El levantamiento fue una respuesta a las medidas impuestas por Felipe II, como la prohibición de la lengua árabe, la imposición de costumbres católicas y la restricción de rituales islámicos, consideradas amenazas directas a su identidad religiosa y cultural.
¿Qué papel tuvo don Juan de Austria en la represión de la revuelta?
Felipe II nombró a su medio hermano don Juan de Austria como comandante militar en 1569. Bajo su mando, se reorganizaron las tropas, se planificaron campañas sistemáticas y se aplicaron estrategias de control territorial que terminaron derrotando los focos de resistencia morisca.

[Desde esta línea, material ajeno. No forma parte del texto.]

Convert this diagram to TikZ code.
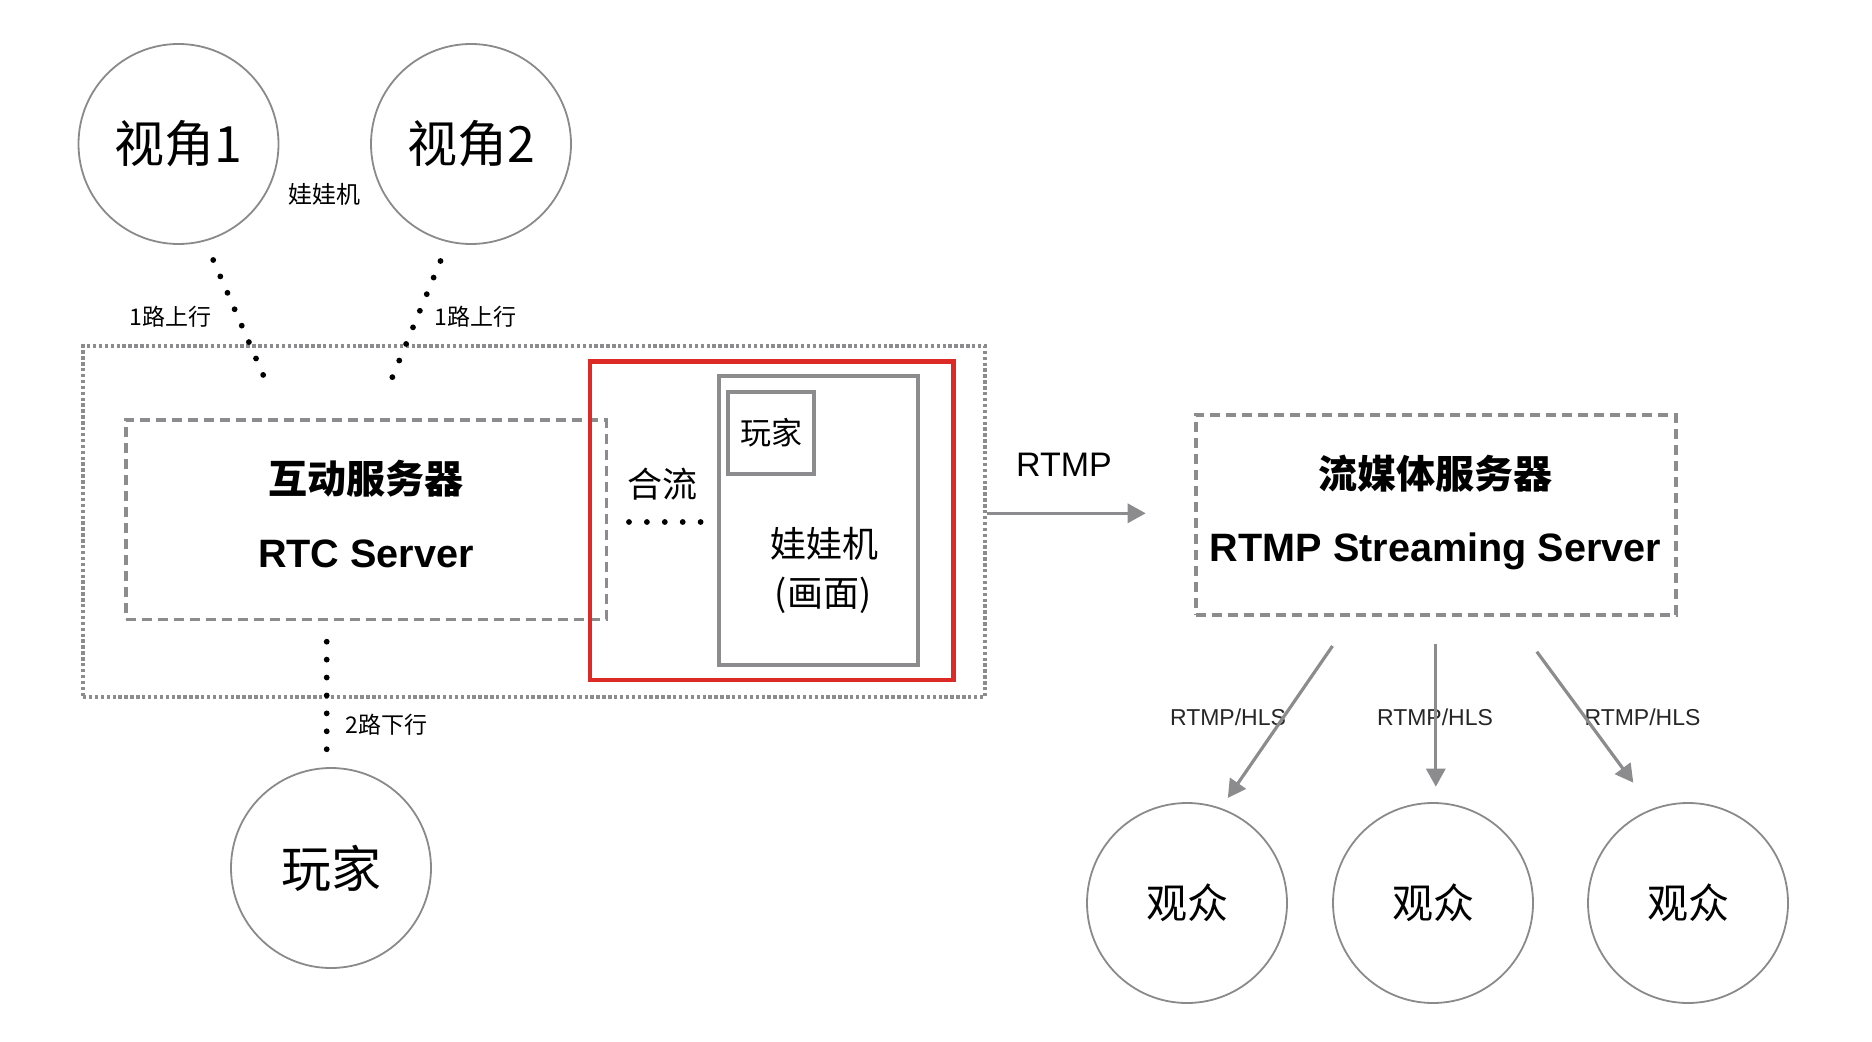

¿Cuáles fueron las consecuencias para la población morisca?
Tras la derrota, se llevaron a cabo deportaciones masivas de moriscos desde Granada hacia otras zonas de Castilla, Aragón y Extremadura. Muchas comunidades moriscas fueron desarticuladas, sus tierras reocupadas por cristianos nuevos y la presencia morisca en la península quedó dramáticamente reducida.